**Problem requirements:**
Leave the pictures out and quote every line from the start of the listing to the line with "yscale = alt.Scale(domain=[0, 240], nice=False, zero=True)", inclusive.

**Supplied material:**
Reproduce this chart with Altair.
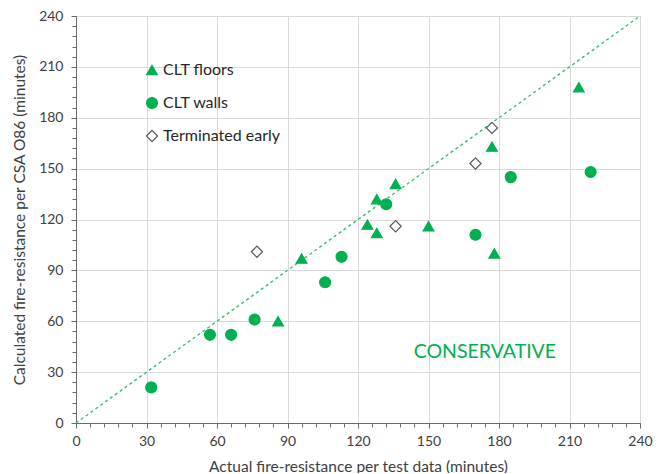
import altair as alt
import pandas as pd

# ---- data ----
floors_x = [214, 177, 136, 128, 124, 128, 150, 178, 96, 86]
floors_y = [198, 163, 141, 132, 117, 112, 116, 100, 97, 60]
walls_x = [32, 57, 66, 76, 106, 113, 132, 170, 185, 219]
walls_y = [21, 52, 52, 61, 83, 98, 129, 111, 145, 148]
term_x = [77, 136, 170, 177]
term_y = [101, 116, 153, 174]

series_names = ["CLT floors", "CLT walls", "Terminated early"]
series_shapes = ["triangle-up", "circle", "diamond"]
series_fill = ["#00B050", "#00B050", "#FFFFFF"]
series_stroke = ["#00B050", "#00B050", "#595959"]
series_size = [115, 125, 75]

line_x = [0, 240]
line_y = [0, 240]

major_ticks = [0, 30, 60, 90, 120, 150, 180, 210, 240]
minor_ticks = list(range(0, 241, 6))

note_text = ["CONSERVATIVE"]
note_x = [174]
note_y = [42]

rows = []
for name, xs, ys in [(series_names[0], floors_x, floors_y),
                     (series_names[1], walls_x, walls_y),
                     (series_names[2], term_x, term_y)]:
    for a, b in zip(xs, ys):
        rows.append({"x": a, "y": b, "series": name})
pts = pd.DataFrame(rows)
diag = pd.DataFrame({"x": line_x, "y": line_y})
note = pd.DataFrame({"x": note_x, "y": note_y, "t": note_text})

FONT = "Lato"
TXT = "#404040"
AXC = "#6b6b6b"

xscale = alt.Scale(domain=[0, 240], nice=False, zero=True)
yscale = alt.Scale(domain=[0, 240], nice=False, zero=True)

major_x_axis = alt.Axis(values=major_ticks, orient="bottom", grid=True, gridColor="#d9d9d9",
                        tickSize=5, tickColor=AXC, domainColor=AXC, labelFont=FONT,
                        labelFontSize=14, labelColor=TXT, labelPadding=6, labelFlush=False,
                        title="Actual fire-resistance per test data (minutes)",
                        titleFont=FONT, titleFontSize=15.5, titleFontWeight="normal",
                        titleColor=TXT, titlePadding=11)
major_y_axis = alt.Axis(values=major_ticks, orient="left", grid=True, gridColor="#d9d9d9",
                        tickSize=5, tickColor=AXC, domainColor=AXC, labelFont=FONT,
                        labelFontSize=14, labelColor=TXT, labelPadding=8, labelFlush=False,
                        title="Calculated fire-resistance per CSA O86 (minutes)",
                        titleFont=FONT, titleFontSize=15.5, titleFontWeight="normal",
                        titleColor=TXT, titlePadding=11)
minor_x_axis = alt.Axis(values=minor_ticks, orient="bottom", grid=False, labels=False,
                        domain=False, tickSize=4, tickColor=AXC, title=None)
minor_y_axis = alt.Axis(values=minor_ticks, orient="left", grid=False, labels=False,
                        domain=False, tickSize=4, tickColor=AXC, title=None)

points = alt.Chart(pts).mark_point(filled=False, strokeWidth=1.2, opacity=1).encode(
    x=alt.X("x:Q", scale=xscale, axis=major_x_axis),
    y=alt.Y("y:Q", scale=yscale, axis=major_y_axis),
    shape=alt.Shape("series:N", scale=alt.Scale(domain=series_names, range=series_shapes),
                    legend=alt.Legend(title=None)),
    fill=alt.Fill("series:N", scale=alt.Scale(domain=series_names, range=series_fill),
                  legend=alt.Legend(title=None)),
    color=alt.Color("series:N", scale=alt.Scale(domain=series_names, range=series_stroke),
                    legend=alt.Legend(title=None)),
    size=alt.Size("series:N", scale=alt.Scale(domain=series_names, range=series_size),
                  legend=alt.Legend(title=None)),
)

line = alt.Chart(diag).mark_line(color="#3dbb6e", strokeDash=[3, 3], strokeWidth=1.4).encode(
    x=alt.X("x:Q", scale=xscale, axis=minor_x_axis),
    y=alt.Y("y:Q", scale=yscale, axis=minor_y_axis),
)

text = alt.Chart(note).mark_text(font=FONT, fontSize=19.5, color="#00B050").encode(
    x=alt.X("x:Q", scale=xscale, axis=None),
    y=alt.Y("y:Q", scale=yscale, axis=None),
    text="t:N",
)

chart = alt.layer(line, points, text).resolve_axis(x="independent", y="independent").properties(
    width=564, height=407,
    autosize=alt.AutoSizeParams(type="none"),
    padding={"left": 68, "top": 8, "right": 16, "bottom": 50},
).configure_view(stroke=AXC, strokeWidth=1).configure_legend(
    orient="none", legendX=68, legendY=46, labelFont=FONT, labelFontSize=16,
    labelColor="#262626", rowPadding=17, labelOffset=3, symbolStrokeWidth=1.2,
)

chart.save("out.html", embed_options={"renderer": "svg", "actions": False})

**Solution for this task:**
Reproduce this chart with Altair.
import altair as alt
import pandas as pd

# ---- data ----
floors_x = [214, 177, 136, 128, 124, 128, 150, 178, 96, 86]
floors_y = [198, 163, 141, 132, 117, 112, 116, 100, 97, 60]
walls_x = [32, 57, 66, 76, 106, 113, 132, 170, 185, 219]
walls_y = [21, 52, 52, 61, 83, 98, 129, 111, 145, 148]
term_x = [77, 136, 170, 177]
term_y = [101, 116, 153, 174]

series_names = ["CLT floors", "CLT walls", "Terminated early"]
series_shapes = ["triangle-up", "circle", "diamond"]
series_fill = ["#00B050", "#00B050", "#FFFFFF"]
series_stroke = ["#00B050", "#00B050", "#595959"]
series_size = [115, 125, 75]

line_x = [0, 240]
line_y = [0, 240]

major_ticks = [0, 30, 60, 90, 120, 150, 180, 210, 240]
minor_ticks = list(range(0, 241, 6))

note_text = ["CONSERVATIVE"]
note_x = [174]
note_y = [42]

rows = []
for name, xs, ys in [(series_names[0], floors_x, floors_y),
                     (series_names[1], walls_x, walls_y),
                     (series_names[2], term_x, term_y)]:
    for a, b in zip(xs, ys):
        rows.append({"x": a, "y": b, "series": name})
pts = pd.DataFrame(rows)
diag = pd.DataFrame({"x": line_x, "y": line_y})
note = pd.DataFrame({"x": note_x, "y": note_y, "t": note_text})

FONT = "Lato"
TXT = "#404040"
AXC = "#6b6b6b"

xscale = alt.Scale(domain=[0, 240], nice=False, zero=True)
yscale = alt.Scale(domain=[0, 240], nice=False, zero=True)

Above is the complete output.